## Problem statement
Drop every picture. Then return, exactly, the lines from the beginning of the listing below through the one containing "Chart.register(...registerables);".

[begin Dataset section]

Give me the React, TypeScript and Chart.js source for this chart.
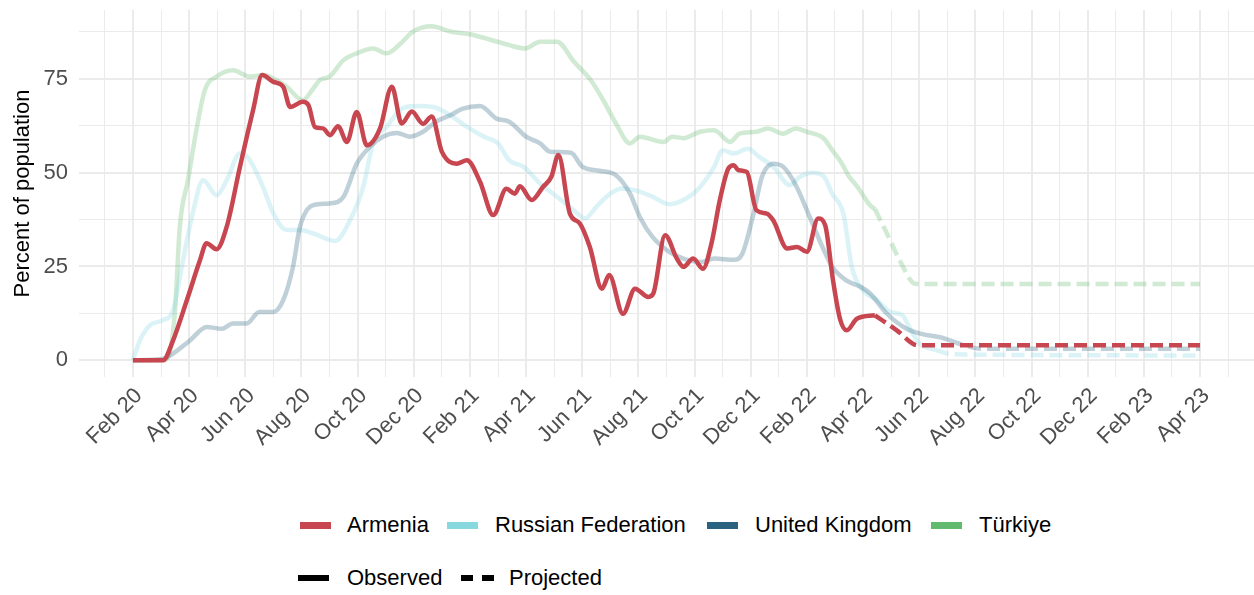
import React, { useEffect, useRef } from "react";
import { Chart, registerables } from "chart.js";

Chart.register(...registerables);

// x values are months since Feb 2020 (0 = Feb 20, 38 = Apr 23)
const tickMonths = [0, 2, 4, 6, 8, 10, 12, 14, 16, 18, 20, 22, 24, 26, 28, 30, 32, 34, 36, 38];
const tickLabels = [
  "Feb 20", "Apr 20", "Jun 20", "Aug 20", "Oct 20", "Dec 20",
  "Feb 21", "Apr 21", "Jun 21", "Aug 21", "Oct 21", "Dec 21",
  "Feb 22", "Apr 22", "Jun 22", "Aug 22", "Oct 22", "Dec 22",
  "Feb 23", "Apr 23",
];
const yTicks = [0, 25, 50, 75];
const yMinorTicks = [12.5, 37.5, 62.5, 87.5];

const armeniaObserved: [number, number][] = [
  [0, 0], [1.07, 0], [1.43, 5.3], [1.92, 16], [2.39, 26.7], [2.62, 31.2], [2.98, 29.6],
  [3.34, 35.6], [3.81, 51.5], [4.28, 66.7], [4.6, 76], [5.0, 74.2], [5.35, 72.9], [5.6, 67.5],
  [6.05, 68.9], [6.25, 68], [6.48, 62.2], [6.77, 61.8], [7.02, 60], [7.3, 62.4], [7.62, 58.2],
  [7.97, 66.2], [8.33, 57.3], [8.8, 61.8], [9.22, 72.9], [9.57, 63.1], [9.93, 66.3], [10.33, 63],
  [10.64, 65], [11.0, 55.6], [11.53, 52.4], [11.89, 53.3], [12.36, 47.6], [12.83, 38.7],
  [13.3, 45.7], [13.6, 44.4], [13.78, 46.4], [14.2, 42.7], [14.6, 46.2], [14.9, 48.9],
  [15.15, 54.7], [15.56, 39.1], [15.92, 36.4], [16.27, 30.2], [16.7, 19.1], [16.96, 22.7],
  [17.45, 12.4], [17.88, 19.1], [18.35, 16.9], [18.53, 17.8], [18.95, 33.3], [19.37, 27.1],
  [19.6, 24.9], [19.95, 27.1], [20.3, 24.4], [20.6, 31.1], [20.9, 42.7], [21.2, 51.1],
  [21.4, 52], [21.55, 50.7], [21.86, 50.2], [22.2, 40], [22.57, 39.1], [22.8, 37.3],
  [23.3, 29.8], [23.65, 30.2], [24.0, 28.9], [24.4, 37.8], [24.65, 36], [24.93, 21.3],
  [25.18, 11], [25.42, 8], [25.78, 11.1], [26.42, 12],
];
const armeniaProjected: [number, number][] = [
  [26.42, 12], [27.2, 8], [27.95, 4], [38, 4],
];

const russiaObserved: [number, number][] = [
  [0, 0], [0.25, 5.3], [0.6, 9.3], [1.07, 10.7], [1.43, 13.3], [1.74, 24.9], [2.1, 38.2],
  [2.5, 48], [2.98, 44], [3.34, 48], [3.81, 55.1], [4.1, 54], [4.63, 46.2], [5.0, 39.1],
  [5.48, 34.7], [5.95, 34.7], [6.42, 33.8], [7.2, 31.8], [7.73, 37.3], [8.2, 46.2],
  [8.55, 57.8], [9.04, 62.2], [9.5, 66.7], [10.1, 67.8], [10.7, 67.5], [11.3, 65.3],
  [11.9, 62.2], [12.5, 59.6], [13.0, 57.8], [13.4, 53.3], [13.9, 51.6], [14.5, 47.1],
  [15.1, 43.6], [15.7, 40], [16.1, 37.8], [16.5, 40.9], [17.0, 44.4], [17.4, 45.8],
  [17.9, 45.3], [18.5, 43.6], [19.1, 41.6], [19.7, 43.1], [20.2, 46.2], [20.7, 51.6],
  [21.0, 56], [21.4, 55.1], [21.9, 56.4], [22.3, 54.2], [22.8, 51.6], [23.4, 46.7],
  [23.75, 48.9], [24.2, 50], [24.6, 49], [24.9, 44.4], [25.3, 39], [25.6, 24.9],
  [26.0, 18.7], [26.5, 16], [26.96, 12.9], [27.4, 12], [27.7, 8], [28.0, 4.5], [28.6, 2.7],
];
const russiaProjected: [number, number][] = [
  [28.6, 2.7], [29.2, 1.6], [38, 1.3],
];

const ukObserved: [number, number][] = [
  [0, 0], [1.07, 0.4], [1.43, 1.8], [2.03, 5.3], [2.63, 8.9], [3.17, 8.4], [3.56, 9.8],
  [4.05, 9.8], [4.5, 12.9], [5.0, 12.9], [5.35, 16], [5.7, 24.9], [5.95, 35.6], [6.4, 41.3],
  [7.0, 41.8], [7.5, 43.6], [7.97, 52.4], [8.44, 56.9], [8.9, 59.6], [9.4, 60.6],
  [9.86, 59.6], [10.33, 60.9], [10.8, 63.6], [11.3, 65.3], [11.75, 67.1], [12.36, 67.8],
  [12.95, 64.4], [13.4, 63.6], [14.0, 59.6], [14.5, 57.8], [14.85, 55.6], [15.6, 55.3],
  [16.0, 51.6], [16.6, 50.5], [17.2, 49.3], [17.7, 44.4], [18.05, 38.2], [18.5, 32.9],
  [19.1, 28.9], [19.6, 27.1], [20.2, 26.2], [20.7, 27.1], [21.4, 26.8], [21.7, 28.4],
  [22.1, 39.1], [22.4, 48.9], [22.8, 52.4], [23.15, 51.6], [23.6, 46.7], [24.1, 38.2],
  [24.5, 31.1], [24.9, 24.9], [25.4, 21.3], [25.9, 19.6], [26.25, 17.8], [26.85, 12.4],
  [27.55, 8.4], [28.15, 6.9], [28.7, 6.2], [29.1, 5.3],
];
const ukProjected: [number, number][] = [
  [29.1, 5.3], [29.6, 4], [30.2, 3.1], [38, 3.1],
];

const turkiyeObserved: [number, number][] = [
  [0, 0], [1.07, 0], [1.3, 1.8], [1.5, 13.3], [1.67, 35.6], [1.96, 48], [2.28, 62.2],
  [2.56, 72], [2.98, 75.6], [3.56, 77.3], [4.17, 75.6], [4.63, 76], [5.0, 75.1], [5.48, 72.9],
  [6.05, 69.3], [6.42, 72.4], [6.66, 74.7], [7.0, 75.6], [7.5, 80], [7.97, 81.8], [8.55, 83.1],
  [9.04, 81.8], [9.5, 84.2], [9.97, 87.6], [10.64, 89], [11.3, 87.6], [12.0, 86.9],
  [12.7, 85.5], [13.4, 84], [13.96, 83.1], [14.5, 84.9], [15.1, 84.9], [15.7, 79.6],
  [16.3, 74.7], [16.75, 69.3], [17.2, 63.1], [17.7, 57.8], [18.05, 59.6], [18.9, 58.2],
  [19.2, 59.6], [19.6, 59.2], [20.2, 60.9], [20.7, 61.3], [21.26, 58.2], [21.6, 60.4],
  [22.2, 60.9], [22.6, 61.8], [23.15, 60.4], [23.6, 61.8], [24.0, 60.9], [24.6, 59.1],
  [24.9, 56], [25.2, 53], [25.5, 49], [25.8, 46.2], [26.25, 41.3], [26.42, 40.3],
];
const turkiyeProjected: [number, number][] = [
  [26.42, 40.3], [26.85, 33.8], [27.3, 26.7], [27.85, 20.4], [28.2, 20.3], [38, 20.3],
];

const FONT = '"Liberation Sans", Arial, Helvetica, sans-serif';
const FONT_SIZE = 22;
const RED = "#C74650";
const CYAN = "#88D8E0";
const UK = "#2A6280";
const GREEN = "#62BA6E";
const FADED = 0.3;

function hexA(hex: string, a: number) {
  const r = parseInt(hex.slice(1, 3), 16);
  const g = parseInt(hex.slice(3, 5), 16);
  const b = parseInt(hex.slice(5, 7), 16);
  return `rgba(${r},${g},${b},${a})`;
}

function series(pts: [number, number][], color: string, dashed: boolean, order: number) {
  return {
    data: pts.map(([x, y]) => ({ x, y })),
    borderColor: color,
    borderWidth: 4.5,
    borderDash: dashed ? [13, 6] : [],
    borderCapStyle: "butt" as const,
    borderJoinStyle: "round" as const,
    pointRadius: 0,
    cubicInterpolationMode: "monotone" as const,
    fill: false,
    order,
  };
}

function ChartView() {
  const ref = useRef<HTMLCanvasElement | null>(null);
  useEffect(() => {
    if (!ref.current) return;
    const gridMonths: number[] = [];
    for (let m = -1; m <= 39; m++) gridMonths.push(m);
    const yGrid = [...yTicks, ...yMinorTicks].sort((a, b) => a - b);
    const chart = new Chart(ref.current, {
      type: "line",
      data: {
        datasets: [
          series(armeniaObserved, RED, false, 0),
          series(armeniaProjected, RED, true, 0),
          series(russiaObserved, hexA(CYAN, FADED), false, 2),
          series(russiaProjected, hexA(CYAN, FADED), true, 2),
          series(ukObserved, hexA(UK, FADED), false, 1),
          series(ukProjected, hexA(UK, FADED), true, 1),
          series(turkiyeObserved, hexA(GREEN, FADED), false, 3),
          series(turkiyeProjected, hexA(GREEN, FADED), true, 3),
        ] as any,
      },
      options: {
        animation: false,
        responsive: true,
        maintainAspectRatio: false,
        layout: { padding: { top: 10, left: 0, right: 0, bottom: 0 } },
        plugins: { legend: { display: false }, tooltip: { enabled: false } },
        scales: {
          x: {
            type: "linear",
            min: -1.92,
            max: 39.92,
            afterBuildTicks: (axis: any) => {
              axis.ticks = gridMonths.map((v) => ({ value: v }));
            },
            afterFit: (s: any) => {
              s.height = 103;
              s.paddingLeft = 0;
              s.paddingRight = 0;
            },
            border: { display: false },
            grid: {
              color: "#EBEBEB",
              drawTicks: false,
              lineWidth: (c: any) => (tickMonths.includes(c.tick?.value) ? 2 : 1),
            },
            ticks: {
              autoSkip: false,
              minRotation: 45,
              maxRotation: 45,
              padding: 6,
              labelOffset: 6,
              color: "#4D4D4D",
              font: { family: FONT, size: FONT_SIZE },
              callback: (v: any) => {
                const i = tickMonths.indexOf(Number(v));
                return i >= 0 ? tickLabels[i] : "";
              },
            },
          },
          y: {
            type: "linear",
            min: -4.45,
            max: 93.35,
            afterBuildTicks: (axis: any) => {
              axis.ticks = yGrid.map((v) => ({ value: v }));
            },
            afterFit: (s: any) => {
              s.width = 79;
              s.paddingTop = 0;
              s.paddingBottom = 0;
            },
            border: { display: false },
            grid: {
              color: "#EBEBEB",
              drawTicks: false,
              lineWidth: (c: any) => (yTicks.includes(c.tick?.value) ? 2 : 1),
            },
            ticks: {
              padding: 11,
              color: "#4D4D4D",
              font: { family: FONT, size: FONT_SIZE },
              callback: (v: any) => (yTicks.includes(Number(v)) ? String(v) : ""),
            },
            title: {
              display: true,
              text: "Percent of population",
              color: "#000000",
              font: { family: FONT, size: FONT_SIZE },
              padding: { top: 10, bottom: 0 },
            },
          },
        },
      } as any,
    });
    return () => chart.destroy();
  }, []);
  return (
    <div style={{ position: "absolute", left: 0, top: 0, width: 1254, height: 480 }}>
      <canvas ref={ref} />
    </div>
  );
}

const legendRows = [
  [
    { label: "Armenia", color: RED, key: 300, text: 347, dashed: false },
    { label: "Russian Federation", color: CYAN, key: 447, text: 495, dashed: false },
    { label: "United Kingdom", color: UK, key: 707, text: 755, dashed: false },
    { label: "Türkiye", color: GREEN, key: 931, text: 979, dashed: false },
  ],
  [
    { label: "Observed", color: "#000000", key: 298, text: 347, dashed: false },
    { label: "Projected", color: "#000000", key: 461, text: 509, dashed: true },
  ],
];
const legendRowY = [525, 578];

function Legend() {
  return (
    <>
      {legendRows.map((row, r) =>
        row.map((it) => (
          <React.Fragment key={it.label}>
            {it.dashed ? (
              <>
                <div style={{ position: "absolute", left: it.key, top: legendRowY[r] - 3, width: 12, height: 6, background: it.color }} />
                <div style={{ position: "absolute", left: it.key + 21, top: legendRowY[r] - 3, width: 12, height: 6, background: it.color }} />
              </>
            ) : (
              <div style={{ position: "absolute", left: it.key, top: legendRowY[r] - 3.5, width: 31, height: r === 0 ? 7 : 6, background: it.color }} />
            )}
            <div
              style={{
                position: "absolute",
                left: it.text,
                top: legendRowY[r] - 13,
                height: 26,
                lineHeight: "26px",
                fontFamily: FONT,
                fontSize: FONT_SIZE,
                color: "#000000",
                whiteSpace: "nowrap",
              }}
            >
              {it.label}
            </div>
          </React.Fragment>
        ))
      )}
    </>
  );
}

export default function App() {
  return (
    <div style={{ position: "absolute", left: 0, top: 0, width: 1254, height: 595, background: "#ffffff", overflow: "hidden" }}>
      <ChartView />
      <Legend />
    </div>
  );
}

[end Dataset section]

## Result for this task
Give me the React, TypeScript and Chart.js source for this chart.
import React, { useEffect, useRef } from "react";
import { Chart, registerables } from "chart.js";

Chart.register(...registerables);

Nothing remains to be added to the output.